We are seeing lots of warning about quarantined nodes in the akka logs. And we increase system-message-buffer-size to 40000 to solve the issue. After updating this parameter the system is working more stable but still getting issue. We have following exception

akka.remote.ResendBufferCapacityReachedException: Resend buffer capacity of [40000] has been reached.
	at akka.remote.AckedSendBuffer.buffer(AckedDelivery.scala:124) ~[com.typesafe.akka.akka-remote_2.11-2.5.19.jar:2.5.19]
	at akka.remote.ReliableDeliverySupervisor.akka$remote$ReliableDeliverySupervisor$$tryBuffer(Endpoint.scala:436) ~[com.typesafe.akka.akka-remote_2.11-2.5.19.jar:2.5.19]
	at akka.remote.ReliableDeliverySupervisor.akka$remote$ReliableDeliverySupervisor$$handleSend(Endpoint.scala:419) ~[com.typesafe.akka.akka-remote_2.11-2.5.19.jar:2.5.19]
	at akka.remote.ReliableDeliverySupervisor$$anonfun$receive$1.applyOrElse(Endpoint.scala:300) ~[com.typesafe.akka.akka-remote_2.11-2.5.19.jar:2.5.19]
	at akka.actor.Actor$class.aroundReceive(Actor.scala:517) ~[com.typesafe.akka.akka-actor_2.11-2.5.19.jar:2.5.19]
	at akka.remote.ReliableDeliverySupervisor.aroundReceive(Endpoint.scala:207) ~[com.typesafe.akka.akka-remote_2.11-2.5.19.jar:2.5.19]
	at akka.actor.ActorCell.receiveMessage(ActorCell.scala:588) [com.typesafe.akka.akka-actor_2.11-2.5.19.jar:2.5.19]
	at akka.actor.ActorCell.invoke(ActorCell.scala:557) [com.typesafe.akka.akka-actor_2.11-2.5.19.jar:2.5.19]
	at akka.dispatch.Mailbox.processMailbox(Mailbox.scala:258) [com.typesafe.akka.akka-actor_2.11-2.5.19.jar:2.5.19]
	at akka.dispatch.Mailbox.run(Mailbox.scala:225) [com.typesafe.akka.akka-actor_2.11-2.5.19.jar:2.5.19]
	at akka.dispatch.Mailbox.exec(Mailbox.scala:235) [com.typesafe.akka.akka-actor_2.11-2.5.19.jar:2.5.19]
	at akka.dispatch.forkjoin.ForkJoinTask.doExec(ForkJoinTask.java:260) [com.typesafe.akka.akka-actor_2.11-2.5.19.jar:2.5.19]
	at akka.dispatch.forkjoin.ForkJoinPool$WorkQueue.runTask(ForkJoinPool.java:1339) [com.typesafe.akka.akka-actor_2.11-2.5.19.jar:2.5.19]
	at akka.dispatch.forkjoin.ForkJoinPool.runWorker(ForkJoinPool.java:1979) [com.typesafe.akka.akka-actor_2.11-2.5.19.jar:2.5.19]
	at akka.dispatch.forkjoin.ForkJoinWorkerThread.run(ForkJoinWorkerThread.java:107) [com.typesafe.akka.akka-actor_2.11-2.5.19.jar:2.5.19]
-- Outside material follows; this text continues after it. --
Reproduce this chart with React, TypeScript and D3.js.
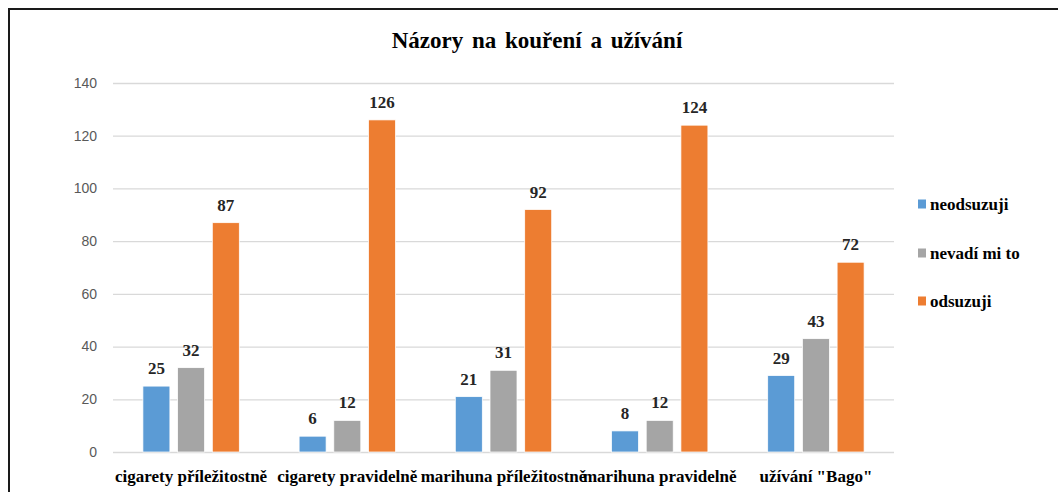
import { useEffect, useRef } from 'react';
import * as d3 from 'd3';

const categories = ['cigarety příležitostně', 'cigarety pravidelně', 'marihuna příležitostně', 'marihuna pravidelně', 'užívání "Bago"'];
const seriesNames = ['neodsuzuji', 'nevadí mi to', 'odsuzuji'];
const neodsuzuji = [25, 6, 21, 8, 29];
const nevadiMiTo = [32, 12, 31, 12, 43];
const odsuzuji = [87, 126, 92, 124, 72];
const yTicks = [0, 20, 40, 60, 80, 100, 120, 140];
const colors = ['#5B9BD5', '#A5A5A5', '#ED7D31'];

const W = 1058;
const H = 492;
const SERIF = '"Liberation Serif", "Times New Roman", serif';
const SANS = '"Liberation Sans", Arial, sans-serif';

export default function App() {
  const svgRef = useRef<SVGSVGElement>(null);

  useEffect(() => {
    const svg = d3.select(svgRef.current);
    svg.selectAll('*').remove();

    const values = [neodsuzuji, nevadiMiTo, odsuzuji];

    // frame (right/bottom run off the picture)
    svg.append('rect')
      .attr('x', 9).attr('y', 9)
      .attr('width', 1200).attr('height', 600)
      .attr('fill', '#fff')
      .attr('stroke', '#1a1a1a')
      .attr('stroke-width', 2);

    const x0 = d3.scaleBand<string>().domain(categories).range([113, 894]).padding(0);
    const inset = (x0.bandwidth() - 96.4) / 2;
    const x1 = d3.scaleBand<string>().domain(seriesNames)
      .range([inset, x0.bandwidth() - inset])
      .paddingInner(0.222).paddingOuter(0);
    const y = d3.scaleLinear().domain([0, 140]).range([452, 83]);

    // title
    svg.append('text')
      .attr('x', 537).attr('y', 48)
      .attr('text-anchor', 'middle')
      .attr('font-family', SERIF).attr('font-weight', 700).attr('font-size', 23)
      .attr('fill', '#000')
      .style('word-spacing', '3px')
      .text('Názory na kouření a užívání');

    // grid
    const grid = svg.append('g');
    yTicks.forEach(t => {
      grid.append('line')
        .attr('x1', 113).attr('x2', 894)
        .attr('y1', y(t) + 0.5).attr('y2', y(t) + 0.5)
        .attr('stroke', '#D9D9D9').attr('stroke-width', 1.3);
      grid.append('text')
        .attr('x', 97).attr('y', y(t))
        .attr('dy', '0.35em')
        .attr('text-anchor', 'end')
        .attr('font-family', SANS).attr('font-size', 14)
        .attr('fill', '#595959')
        .text(t);
    });

    // bars + labels
    const bars = svg.append('g');
    categories.forEach((c, ci) => {
      seriesNames.forEach((s, si) => {
        const v = values[si][ci];
        const bx = (x0(c) ?? 0) + (x1(s) ?? 0);
        bars.append('rect')
          .attr('x', bx).attr('y', y(v))
          .attr('width', x1.bandwidth()).attr('height', y(0) - y(v))
          .attr('fill', colors[si])
          .attr('stroke', '#fff').attr('stroke-width', 0.75);
        bars.append('text')
          .attr('x', bx + x1.bandwidth() / 2).attr('y', y(v) - 12)
          .attr('text-anchor', 'middle')
          .attr('font-family', SERIF).attr('font-weight', 700).attr('font-size', 17)
          .attr('fill', '#262626')
          .text(v);
      });
      svg.append('text')
        .attr('x', (x0(c) ?? 0) + x0.bandwidth() / 2).attr('y', 482)
        .attr('text-anchor', 'middle')
        .attr('font-family', SERIF).attr('font-weight', 700).attr('font-size', 17)
        .attr('fill', '#000')
        .text(c);
    });

    // legend
    const legY = [204, 253, 301];
    seriesNames.forEach((s, i) => {
      svg.append('rect')
        .attr('x', 918).attr('y', legY[i] - 4.5)
        .attr('width', 8).attr('height', 9)
        .attr('fill', colors[i]);
      svg.append('text')
        .attr('x', 930).attr('y', legY[i])
        .attr('dy', '0.35em')
        .attr('font-family', SERIF).attr('font-weight', 700).attr('font-size', 17)
        .attr('fill', '#000')
        .text(s);
    });
  }, []);

  return (
    <div style={{ position: 'fixed', left: 0, top: 0, width: W, height: H, background: '#fff' }}>
      <svg ref={svgRef} width={W} height={H} style={{ display: 'block' }} />
    </div>
  );
}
Do I need to increase system-message-buffer-size? What is the optimum value for it?

Or Do we have implementation error of akka remoting?

Now our system have 7 node (container) in rancher 1.6 and it has 3K socket connection per node. Memory and CPU usage is at normal levels.

I will be very appreciate if you can help me.
Best regards,
Tolga